Leek Fritters with Herbed Yogurt Sauce
From Plenty by Yotam Ottolenghi
If the long list of ingredients alone doesn’t deter you, maybe the food processor will. Don’t fret if you don’t have one; you can bash and mix the ingredients for the sauce in a mortar and pestle, or even combine them really well with a heavy hand and wooden spoon. If you mix them by hand, I would grate the garlic and mince the herbs as finely as possibly, to get as smooth of a sauce as possible.
The sauce calls for both greek yogurt and sour cream; though I generally use reduced fat sour cream (and find it’s taste and texture to be fine), next time I might use all yogurt, just to avoid using so many ingredients. I’d venture to guess the taste is really similar either way.
This cookbook tops my list at the moment; if you can get your hands on a copy, I highly recommend it. It’s bound to become a classic, and one that becomes lovingly worn, stained, and spattered in my house over the years.
½ cup greek yogurt (I used 2% Fage)
½ cup sour cream (I used reduced fat)
2 garlic cloves, crushed
2 Tbsp lemon juice
3 Tbsp olive oil
½ tsp salt
½ cup parsley leaves, chopped
2 cups cilantro leaves, chopped
3 large leeks trimmed of bright green leaves & end of stem (~1lb in total, after trimmed)
5 shallots, finely chopped
⅔ cup olive oil
1 fresh red chili, seeded & sliced (I used a small Thai chili)
½ cup parsley (leaves & fine stalks) finely chopped
¾ tsp ground coriander
1 tsp ground cumin
¼ tsp ground turmeric
¼ tsp gorund cinnamon
1 tsp sugar
½ tsp salt
1 egg white
¾ cup + 1 Tbsp self-rising flour
1 Tbsp baking powder
⅔ cup milk (I used 1%)
4 ½ Tbsp unsalted butter, melted
tools – food processor or mortar & pestle (see note above)
First, make the sauce. Blitz all of the ingredients in a food processor until they are a uniform light green. Set aside to let ingredients meld in the refrigerator.
Cut the trimmed leeks into 1” thick slices; rinse and drain dry. Heat half of the oil in a pan over medium heat, and saute the leeks and shallots for about 15 minutes, or until they are soft. Transfer them to a large bowl, and add the chili, parsley, spices, sugar, and salt. Stir to combine, and allow the mixture to cool.
In a medium bowl, whisk the egg white to soft peaks, either by hand with a whisk, or with a hand mixer (I’m lazy and use a hand mixer).
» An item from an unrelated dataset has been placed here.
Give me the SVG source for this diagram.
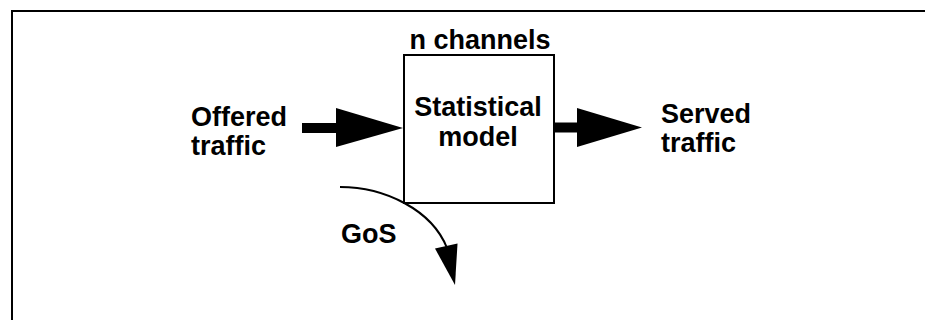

Fold the whipped whites gently into the vegetable mixture. In another bowl, mix together the flour, baking powder, whole egg, milk, and melted butter to form a batter. Gently mix the batter into the egg white and vegetable mixture.
Put 2 Tbsp of the remaining oil into a large frying pan, and place over medium heat. Using about half of the vegetable mixture, spoon 4 large fritters into the pan. Fry them for 2 – 3 minutes on each side, until golden brown and crisp. Remove the cooked fritters to paper towels, and keep warm (either on a low setting in the oven [200F] or by covering with foil). Spoon the remaining half of the batter into the pan to make 4 final fritters, and fry until golden on both sides. You should end up with 8 large fritters. (Alternately, you can make them smaller for a side dish or brunch buffet, as you like).
Serve the fritters warm with sauce on the side or drizzled over the top.